I’m trying to find a solution so that instead of limiting my servers to a certain workcount, I can have the workcount unlimited and then measure the average amount of CPU in use and then scale a new machine to distribute the jobs between them.
The problem is that I can’t find a way to do this only with the resources available through hangfire, can someone help me with the questions below:
Considering that I set my server to 9999 workcount (a high number, really so that it can’t be reached), I already know that I will have a huge amount of jobs running beyond the capacity of my CPU. How then can I redistribute this, with jobs already queued or scheduled to start in a predetermined queue?
Considering that I limit my server to 5 workcounts, I know that my job queue will be limited to this amount, but then they will already have been queued on the same server based on a queue name. How then can I handle this limit amount without interrupting jobs already in progress or already queued?
The first option could have many jobs running at a time. If you had 1000 jobs running at the same job, they would all be processing with the system divvying up the CPU with them going idle again and again. This could take a job a lot longer to process causing a massive backlog. I would not recommend this option.

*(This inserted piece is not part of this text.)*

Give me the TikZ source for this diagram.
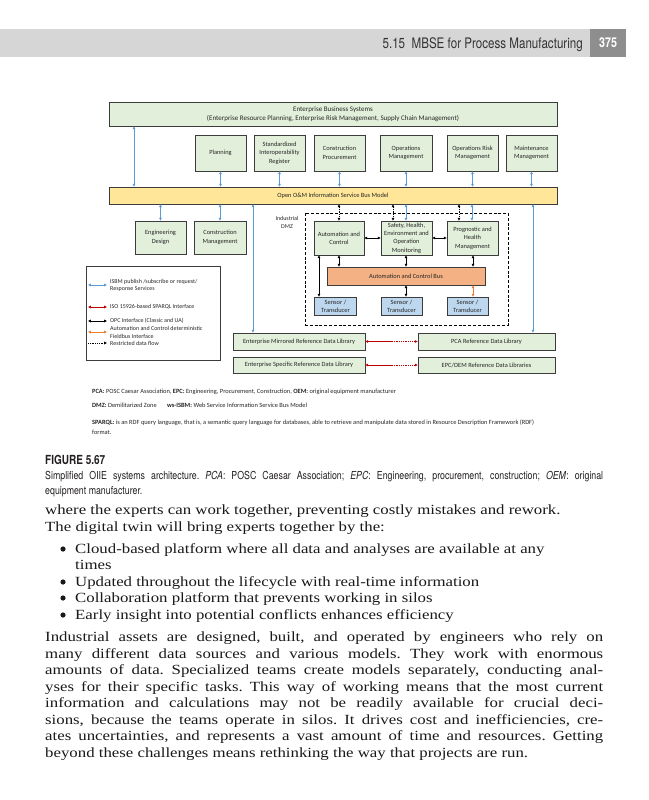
\documentclass[tikz,border=0pt]{standalone}
\usepackage{fontspec}
\setmainfont{Liberation Serif}[FakeStretch=1.2]
\newfontfamily\diag{Carlito}
\newfontfamily\cond{TeX Gyre Heros}[FakeStretch=0.8]
\usetikzlibrary{arrows.meta}
\definecolor{gfill}{HTML}{E2EFDA}
\definecolor{yfill}{HTML}{FFE699}
\definecolor{ofill}{HTML}{F4B183}
\definecolor{bfill}{HTML}{BDD7EE}
\definecolor{bline}{HTML}{5B9BD5}
\definecolor{rline}{HTML}{C00000}
\definecolor{oline}{HTML}{ED7D31}
\definecolor{edge}{HTML}{3C3C3C}
\definecolor{band}{HTML}{D6D6D6}
\definecolor{pagebox}{HTML}{8E8E8E}
\definecolor{captxt}{HTML}{231F20}
\frenchspacing
\begin{document}
\begin{tikzpicture}[x=1pt,y=-1pt,
  box/.style={draw=edge,line width=0.6pt,inner sep=0.5pt,align=center,font=\diag\fontsize{6.4}{8.4}\selectfont,text=black!85},
  gbox/.style={box,fill=gfill},
  bl/.style={draw=bline,line width=0.75pt,<->},
  blk/.style={draw=black,line width=0.75pt,<->},
  dotarr/.style={draw=black,line width=0.75pt,dash pattern=on 1pt off 0.8pt,<->},
  orn/.style={draw=oline,line width=0.9pt,<->},
  rd/.style={draw=rline,line width=0.9pt},
  lab/.style={inner sep=0,font=\diag\fontsize{6}{7.2}\selectfont,align=left,text=black!85},
  foot/.style={inner sep=0,anchor=base west,font=\diag\fontsize{6.4}{7.2}\selectfont,text=black!85},
  body/.style={inner sep=0,anchor=base west,font=\fontsize{14}{16.5}\selectfont,text=black!90},
  dot/.style={circle,fill=black!90,inner sep=0,minimum size=5.2pt},
  capt/.style={inner sep=0,anchor=base west,font=\cond\fontsize{11}{13}\selectfont,text=captxt},
  >={Triangle[length=2.8pt,width=2.6pt]}
]
\fill[white] (0,0) rectangle (648,800);
\useasboundingbox (0,0) rectangle (648,800);

% header
\fill[band] (0,29) rectangle (590,57);
\fill[pagebox] (590,29) rectangle (626,57);
\node[inner sep=0,anchor=base east,font=\cond\fontsize{14.5}{16}\selectfont,text=black!80] (hdr) at (583,48.5) {5.15\ \ MBSE for Process Manufacturing};
\node[inner sep=0,font=\cond\bfseries\fontsize{13.5}{15}\selectfont,text=white] (pg) at (608,43) {375};

% top boxes
\node[gbox,minimum width=448,minimum height=24,font=\diag\fontsize{7}{9}\selectfont] (ebs) at (333,114) {Enterprise Business Systems\\(Enterprise Resource Planning, Enterprise Risk Management, Supply Chain Management)};
\node[gbox,minimum width=51,minimum height=36] (plan) at (220.5,153) {Planning};
\node[gbox,minimum width=51,minimum height=36] (sir) at (279.5,153) {Standardized\\Interoperability\\Register};
\node[gbox,minimum width=51,minimum height=36] (cproc) at (339.5,153) {Construction\\Procurement};
\node[gbox,minimum width=52,minimum height=36] (opm) at (406,153) {Operations\\Management};
\node[gbox,minimum width=51,minimum height=36] (orm) at (472.5,153) {Operations Risk\\Management};
\node[gbox,minimum width=51,minimum height=36] (maint) at (531.5,153) {Maintenance\\Management};
\node[box,fill=yfill,minimum width=448,minimum height=17] (omb) at (333,195.5) {Open O\&M Information Service Bus Model};

\node[gbox,minimum width=51,minimum height=33] (engd) at (160.5,237.5) {Engineering\\Design};
\node[gbox,minimum width=52,minimum height=33] (cman) at (220,237.5) {Construction\\Management};

% DMZ
\node[lab,align=center] (dmzlab) at (287,222.5) {Industrial\\DMZ};
\node[draw=black,line width=0.9pt,dash pattern=on 3pt off 1.8pt,minimum width=203,minimum height=112,inner sep=0] (dmz) at (406.5,269) {};
\node[gbox,minimum width=50,minimum height=34] (ac) at (339,238) {Automation and\\Control};
\node[gbox,minimum width=51,minimum height=34] (sheom) at (406.5,238) {Safety, Health,\\Environment and\\Operation\\Monitoring};
\node[gbox,minimum width=51,minimum height=34] (phm) at (472.5,238) {Prognostic and\\Health\\Management};
\node[box,fill=ofill,minimum width=158,minimum height=18] (acbus) at (406,276) {Automation and Control Bus};
\node[box,fill=bfill,minimum width=42,minimum height=18] (s1) at (335.5,306) {Sensor /\\Transducer};
\node[box,fill=bfill,minimum width=41,minimum height=18] (s2) at (401.5,306) {Sensor /\\Transducer};
\node[box,fill=bfill,minimum width=41,minimum height=18] (s3) at (467.5,306) {Sensor /\\Transducer};

% reference libraries
\node[gbox,minimum width=132,minimum height=17] (emrdl) at (299,341.5) {Enterprise Mirrored Reference Data Library};
\node[gbox,minimum width=137,minimum height=17] (pca) at (486.5,341.5) {PCA Reference Data Library};
\node[gbox,minimum width=132,minimum height=16] (esrdl) at (299,365) {Enterprise Specific Reference Data Library};
\node[gbox,minimum width=137,minimum height=16] (epc) at (486.5,365) {EPC/OEM Reference Data Libraries};

% legend
\node[draw=edge,line width=0.6pt,minimum width=134,minimum height=94,inner sep=0] (legend) at (153,313) {};
\coordinate (l1a) at (88,285); \coordinate (l1b) at (107,285);
\coordinate (l2a) at (88,307); \coordinate (l2b) at (107,307);
\coordinate (l3a) at (88,321); \coordinate (l3b) at (107,321);
\coordinate (l4a) at (88,332); \coordinate (l4b) at (107,332);
\coordinate (l5a) at (88,343); \coordinate (l5b) at (107,343);
\draw[bl] (l1a) -- (l1b);
\draw[rd,<->] (l2a) -- (l2b);
\draw[blk] (l3a) -- (l3b);
\draw[orn] (l4a) -- (l4b);
\draw[draw=black,line width=0.75pt,dash pattern=on 1pt off 0.8pt,->] (l5a) -- (l5b);
\node[lab,anchor=west] (t1) at (110,285) {ISBM publish /subscribe or request/\\Response Services};
\node[lab,anchor=west] (t2) at (110,307) {ISO 15926-based SPARQL Interface};
\node[lab,anchor=west] (t3) at (110,321) {OPC Interface (Classic and UA)};
\node[lab,anchor=west] (t4) at (110,332.5) {Automation and Control deterministic\\Fieldbus Interface};
\node[lab,anchor=west] (t5) at (110,343) {Restricted data flow};

% connectors
\draw[bl] (134,0 |- ebs.south) -- (134,0 |- omb.north);
\foreach \n in {plan,sir,cproc,opm,orm,maint} \draw[bl] (\n.south) -- (\n.south |- omb.north);
\draw[bl] (omb.south -| engd.north) -- (engd.north);
\draw[bl] (omb.south -| cman.north) -- (cman.north);
\draw[bl] (253,0 |- omb.south) -- (253,0 |- emrdl.north);
\draw[bl] (533,0 |- omb.south) -- (533,0 |- pca.north);
\draw[dotarr] (omb.south -| ac.north) -- (ac.north);
\draw[dotarr] (393,0 |- omb.south) -- (393,0 |- sheom.north);
\draw[bl] (406,0 |- omb.south) -- (406,0 |- sheom.north);
\draw[dotarr] (459,0 |- omb.south) -- (459,0 |- phm.north);
\draw[bl] (472,0 |- omb.south) -- (472,0 |- phm.north);
\draw[blk] (ac.east) -- (sheom.west);
\draw[blk] (sheom.east) -- (phm.west);
\draw[blk] (ac.south) -- (ac.south |- acbus.north);
\draw[blk] (406,0 |- sheom.south) -- (406,0 |- acbus.north);
\draw[blk] (473,0 |- phm.south) -- (473,0 |- acbus.north);
\draw[blk] (406,0 |- acbus.south) -- (406,0 |- s2.north);
\draw[orn] (473,0 |- acbus.south) -- (473,0 |- s3.north);
\draw[blk] (319,0 |- ac.south) -- (319,0 |- s1.north);
\coordinate (rm1) at (392,341.5);
\coordinate (rm2) at (392,365);
\draw[rd,<-] (emrdl.east) -- (rm1);
\draw[rd,dash pattern=on 1pt off 0.8pt,->] (rm1) -- (pca.west);
\draw[rd,<-] (esrdl.east) -- (rm2);
\draw[rd,dash pattern=on 1pt off 0.8pt,->] (rm2) -- (epc.west);

% footnotes
\node[foot] (f1) at (92,393) {\textbf{PCA:} POSC Caesar Association, \textbf{EPC:} Engineering, Procurement, Construction, \textbf{OEM:} original equipment manufacturer};
\node[foot] (f2) at (92,407) {\textbf{DMZ:} Demilitarized Zone};
\node[foot] (f3) at ([xshift=10pt]f2.base east) {\textbf{ws-ISBM:} Web Service Information Service Bus Model};
\node[foot] (f4) at (92,424) {\textbf{SPARQL:} is an RDF query language, that is, a semantic query language for databases, able to retrieve and manipulate data stored in Resource Description Framework (RDF)};
\node[foot] (f5) at (92,434) {format.};

% caption
\node[inner sep=0,anchor=base west,font=\cond\bfseries\fontsize{12.5}{14}\selectfont,text=captxt] (fig) at (45,464) {FIGURE 5.67};
\node[capt] (c1) at (45,479) {\makebox[558pt][s]{Simplified OIIE systems architecture. \textit{PCA}: POSC Caesar Association; \textit{EPC}: Engineering, procurement, construction; \textit{OEM}: original}};
\node[capt] (c2) at (45,494) {equipment manufacturer.};

% body
\node[body] (b1) at (45,514) {where the experts can work together, preventing costly mistakes and rework.};
\node[body] (b2) at (45,531) {The digital twin will bring experts together by the:};
\node[dot] (d1) at (63,549) {};
\node[body] (u1) at (75,553) {Cloud-based platform where all data and analyses are available at any};
\node[body] (u1b) at (75,569) {times};
\node[dot] (d2) at (63,582) {};
\node[body] (u2) at (75,586) {Updated throughout the lifecycle with real-time information};
\node[dot] (d3) at (63,598) {};
\node[body] (u3) at (75,602) {Collaboration platform that prevents working in silos};
\node[dot] (d4) at (63,615) {};
\node[body] (u4) at (75,619) {Early insight into potential conflicts enhances efficiency};
\node[body] (p1) at (45,641) {\makebox[558pt][s]{Industrial assets are designed, built, and operated by engineers who rely on}};
\node[body] (p2) at (45,658) {\makebox[558pt][s]{many different data sources and various models. They work with enormous}};
\node[body] (p3) at (45,674) {\makebox[558pt][s]{amounts of data. Specialized teams create models separately, conducting anal-}};
\node[body] (p4) at (45,691) {\makebox[558pt][s]{yses for their specific tasks. This way of working means that the most current}};
\node[body] (p5) at (45,707) {\makebox[558pt][s]{information and calculations may not be readily available for crucial deci-}};
\node[body] (p6) at (45,724) {\makebox[558pt][s]{sions, because the teams operate in silos. It drives cost and inefficiencies, cre-}};
\node[body] (p7) at (45,740) {\makebox[558pt][s]{ates uncertainties, and represents a vast amount of time and resources. Getting}};
\node[body] (p8) at (45,757) {beyond these challenges means rethinking the way that projects are run.};
\end{tikzpicture}
\end{document}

The question is how scaling works on your end. In AWS ECS you can specify CPU targets that, if hit, a new instance is spun up. If you have everything going to the same queue, Hangfire can already manage that. Hangfire will pull a job ensuring no other running instance will also get that job.
Using dynamic queues seems unnecessary. It’s just a matter of finding the number of workers to max out the CPU. This also assumes a job is CPU bound and jobs are similar in nature (not waiting on external resources, etc.).
If you can specify or handle custom rules for spinning up a machine you could also look at the number of jobs in the queue. If it is high, spin up another instance. When it gets low, power down the instance.
@aschenta, first of all thanks for the help!
I understand that creating multiple dynamic queues is unnecessary for what I’m looking for, as well as long-running processes as well.
My problem is that, before I start a new server (ec2, azure, etc), all jobs have already been allocated to the only current server, this is because, I purposely left my workcount without limits so that I could reach the maximum possible CPU, considering that each one of my jobs consume a different amount of CPU and it would be impossible to calculate a group of jobs to limit per server.
On the one hand, I have each server using the maximum of what it is capable of, then I can create a dynamic rule to bring up a new server when cpu >70%. But this is not working, because my 1000 jobs that have already been fired, are allocated to the unlimited queue (workcount) on the current server. In this case, when I bring up a new server, the jobs don’t readjust until they all fail due to the overload of the 1000 jobs running on the first server.
I can’t think of a solution for this;
Maybe I have to invest in some technique to relocate jobs already associated from one server to another?
Jobs aren’t assigned to a server. They are being actively processed by the server. If they fail, another server could pick them up on retry. You would be telling Hangfire to abort processing of jobs which doesn’t sound like a good idea.
I would consider implementing a messaging, unit-of-work system. Move all short lived jobs to handlers and leave all long running jobs in Hangfire. You could also have a fast queue and a slow queue in Hangfire. This may help you achieve a higher CPU usage without needing 9999 worker count.